You can also buy them separately from the links below.

SN	COMPONENT INTRODUCTION	QUANTITY	PURCHASE LINK
1	Getting to Know Pico 2 W	1
2	Micro USB Cable	1
3	Breadboard	1	BUY
4	Jumper Wires	Several	BUY
5	Resistor	3(1-330Ω, 2-220Ω)	BUY
6	RGB LED	1	BUY

Schematic

The PWM pins GP13, GP14 and GP15 control the Red, Green and Blue pins of the RGB LED respectively, and connect the common cathode pin to GND. This allows the RGB LED to display a specific color by superimposing light on these pins with different PWM values.

Wiring

The RGB LED has 4 pins: the long pin is the common cathode pin, which is usually connected to GND; the left pin next to the longest pin is Red; and the two pins on the right are Green and Blue.

We use a higher resistance for the red LED because it is typically brighter than the green and blue LEDs at the same current.

Writing the Code

Here, we can choose our favorite color in drawing software (such as paint) and display it with RGB LED.

Note

• You can open the file 2.4_colorful_light.ino under the path of pico-2w-kit-main/arduino/2.4_colorful_light.

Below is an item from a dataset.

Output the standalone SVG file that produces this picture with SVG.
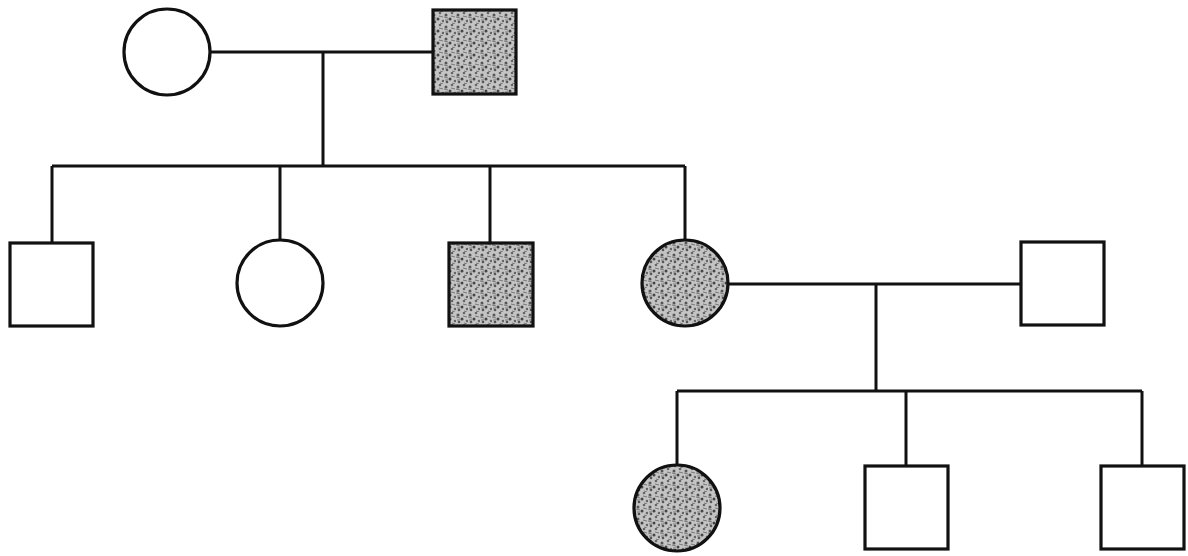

• Or copy this code into Arduino IDE.

• Don’t forget to select the board(Raspberry Pi Pico) and the correct port before clicking the Upload button.

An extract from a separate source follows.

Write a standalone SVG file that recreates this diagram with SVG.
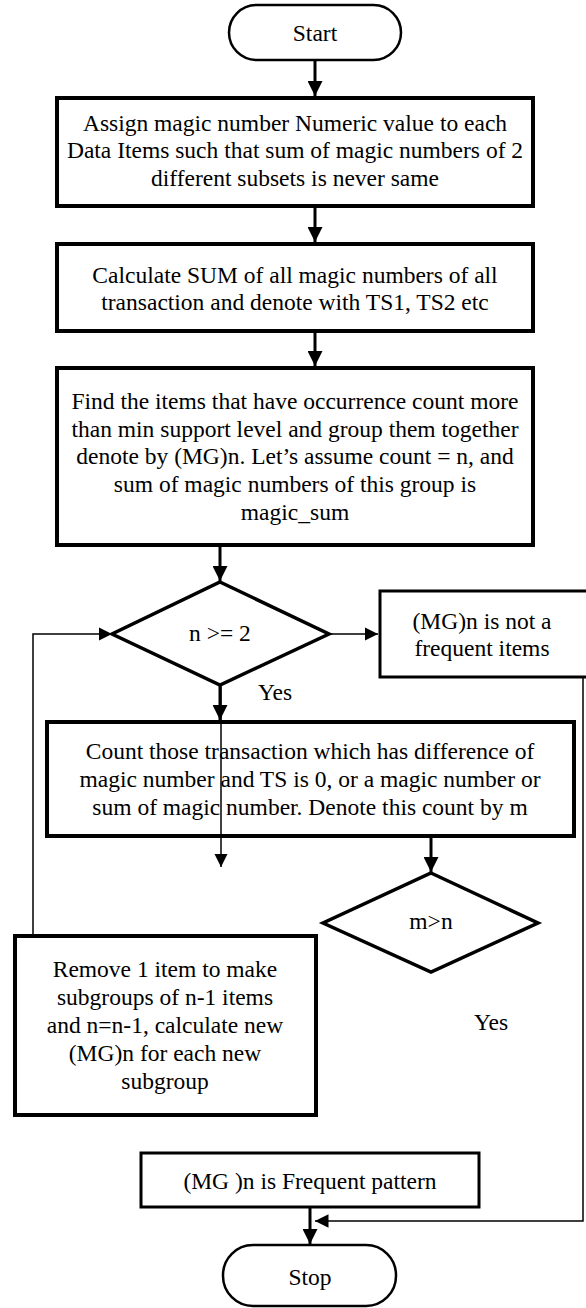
<svg xmlns="http://www.w3.org/2000/svg" width="586" height="1308" viewBox="0 0 586 1308">
<defs>
<marker id="ah" viewBox="0 0 10 10" refX="10" refY="5" markerWidth="5" markerHeight="5" markerUnits="strokeWidth" orient="auto"><path d="M0,0 L10,5 L0,10 z" fill="#000"/></marker>
<marker id="ahs" viewBox="0 0 10 10" refX="10" refY="5" markerWidth="9" markerHeight="9" markerUnits="strokeWidth" orient="auto"><path d="M0,0 L10,5 L0,10 z" fill="#000"/></marker>
</defs>
<style>
text{font-family:"Liberation Serif","Times New Roman",serif;font-size:23.5px;fill:#000;text-anchor:middle}
.box{fill:#fff;stroke:#000;stroke-width:4}
.box3{fill:#fff;stroke:#000;stroke-width:3}
.term{fill:#fff;stroke:#000;stroke-width:2.5}
.dia{fill:#fff;stroke:#000;stroke-width:3.5}
.thick{fill:none;stroke:#000;stroke-width:3;marker-end:url(#ah)}
.thin{fill:none;stroke:#000;stroke-width:1.5;marker-end:url(#ahs)}
</style>
<rect width="586" height="1308" fill="#fff"/>
<g id="start"><rect class="term" x="229" y="5" width="172" height="55" rx="27.5"/><text x="315" y="41">Start</text></g>
<g id="assign"><rect class="box" x="57" y="98" width="476" height="108"/>
<text x="295" y="131">Assign magic number Numeric value to each</text>
<text x="295" y="158">Data Items such that sum of magic numbers of 2</text>
<text x="295" y="186">different subsets is never same</text></g>
<g id="calc"><rect class="box" x="57" y="244" width="476" height="87"/>
<text x="295" y="283">Calculate SUM of all magic numbers of all</text>
<text x="295" y="310">transaction and denote with TS1, TS2 etc</text></g>
<g id="find"><rect class="box" x="57" y="368" width="476" height="177"/>
<text x="295" y="409">Find the items that have occurrence count more</text>
<text x="295" y="437">than min support level and group them together</text>
<text x="295" y="464">denote by (MG)n. Let’s assume count = n, and</text>
<text x="295" y="492">sum of magic numbers of this group is</text>
<text x="295" y="520">magic_sum</text></g>
<g id="cond1"><polygon class="dia" points="220,582 329,634 220,685 112,634"/><text x="220" y="641">n &gt;= 2</text></g>
<g id="notfreq"><rect class="box3" x="380" y="591" width="210" height="86"/>
<text x="482" y="629">(MG)n is not a</text>
<text x="482" y="656">frequent items</text></g>
<g id="count"><rect class="box" x="47" y="722" width="527" height="114"/>
<text x="310" y="759">Count those transaction which has difference of</text>
<text x="310" y="787">magic number and TS is 0, or a magic number or</text>
<text x="310" y="815">sum of magic number. Denote this count by m</text></g>
<g id="cond2"><polygon class="dia" points="431,873 538,923 431,972 323,923"/><text x="431" y="929">m&gt;n</text></g>
<g id="remove"><rect class="box" x="15" y="936" width="301" height="179"/>
<text x="165" y="977">Remove 1 item to make</text>
<text x="165" y="1005">subgroups of n-1 items</text>
<text x="165" y="1033">and n=n-1, calculate new</text>
<text x="165" y="1061">(MG)n for each new</text>
<text x="165" y="1089">subgroup</text></g>
<g id="freq"><rect class="box3" x="141" y="1153" width="338" height="54"/><text x="310" y="1189">(MG )n is Frequent pattern</text></g>
<g id="stop"><rect class="term" x="223" y="1245" width="173" height="61" rx="30"/><text x="310" y="1285">Stop</text></g>
<g id="labels"><text x="275" y="700">Yes</text><text x="491" y="1030">Yes</text></g>
<g id="connectors">
<line class="thick" x1="315" y1="60" x2="315" y2="96"/>
<line class="thick" x1="315" y1="206" x2="315" y2="242"/>
<line class="thick" x1="315" y1="331" x2="315" y2="366"/>
<line class="thick" x1="220" y1="545" x2="220" y2="581"/>
<line class="thin" x1="329" y1="634" x2="378" y2="634"/>
<line class="thick" x1="220" y1="685" x2="220" y2="720"/>
<line class="thin" x1="221" y1="685" x2="221" y2="867"/>
<line class="thick" x1="431" y1="836" x2="431" y2="872"/>
<polyline class="thin" points="33,936 33,634 112,634"/>
<polyline class="thin" points="583,677 583,1221 315,1221"/>
<line class="thick" x1="310" y1="1207" x2="310" y2="1244"/>
</g>
</svg>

// Define the GPIO pins connected to the RGB LED
const int redPin = 13;   // Red pin
const int greenPin = 14; // Green pin
const int bluePin = 15;  // Blue pin

void setup() {
  // Initialize each RGB LED pin as an output
  pinMode(redPin, OUTPUT);
  pinMode(greenPin, OUTPUT);
  pinMode(bluePin, OUTPUT);
}

// Function to set the color
void setColor(unsigned char red, unsigned char green, unsigned char blue) {
  analogWrite(redPin, red);
  analogWrite(greenPin, green);
  analogWrite(bluePin, blue);
}

void loop() {
  // Red color
  setColor(255, 0, 0);
  delay(1000);

  // Green color
  setColor(0, 255, 0);
  delay(1000);

  // Blue color
  setColor(0, 0, 255);
  delay(1000);

  // Yellow color (Red + Green)
  setColor(255, 255, 0);
  delay(1000);

  // Cyan color (Green + Blue)
  setColor(0, 255, 255);
  delay(1000);

  // Magenta color (Red + Blue)
  setColor(255, 0, 255);
  delay(1000);

  // White color (Red + Green + Blue)
  setColor(255, 255, 255);
  delay(1000);

  // Turn off
  setColor(0, 0, 0);
  delay(1000);
}

After uploading the code, the RGB LED should cycle through red, green, blue, yellow, cyan, magenta, white, and then turn off, with each color displayed for one second.

Understanding the Code

1. Defining the Pins:

   Assign the GPIO pins connected to the RGB LED components.

   const int redPin = 13;
   const int greenPin = 14;
   const int bluePin = 15;
   

2. Initializing the Pins:

   Set the RGB LED pins as outputs.

   void setup() {
     pinMode(redPin, OUTPUT);
     pinMode(greenPin, OUTPUT);
     pinMode(bluePin, OUTPUT);
   }
   

3. Setting the Color:

   The setColor function uses PWM (Pulse Width Modulation) to adjust the brightness of each color component.

   void setColor(unsigned char red, unsigned char green, unsigned char blue) {
     analogWrite(redPin, red);
     analogWrite(greenPin, green);
     analogWrite(bluePin, blue);
   }
   

4. Looping Through Colors:

   In the loop() function, we call setColor() with different values to display various colors, each followed by a 1-second delay.

   void loop() {
     // Red color
     setColor(255, 0, 0);
     delay(1000);
     ...
   
     // Turn off
     setColor(0, 0, 0);
     delay(1000);
   }
   

Experimenting with Colors

You can create your own colors by adjusting the values passed to setColor(). The values range from 0 (off) to 255 (full brightness). For example:

• Orange: setColor(255, 165, 0);

• Purple: setColor(128, 0, 128);

To find RGB values for specific colors, you can use a color picker tool or software like Paint.

Conclusion

In this lesson, you’ve learned how to control an RGB LED using the Raspberry Pi Pico and how to create various colors by mixing red, green, and blue light. This knowledge is fundamental for projects involving LED displays, mood lights, or any application requiring color control.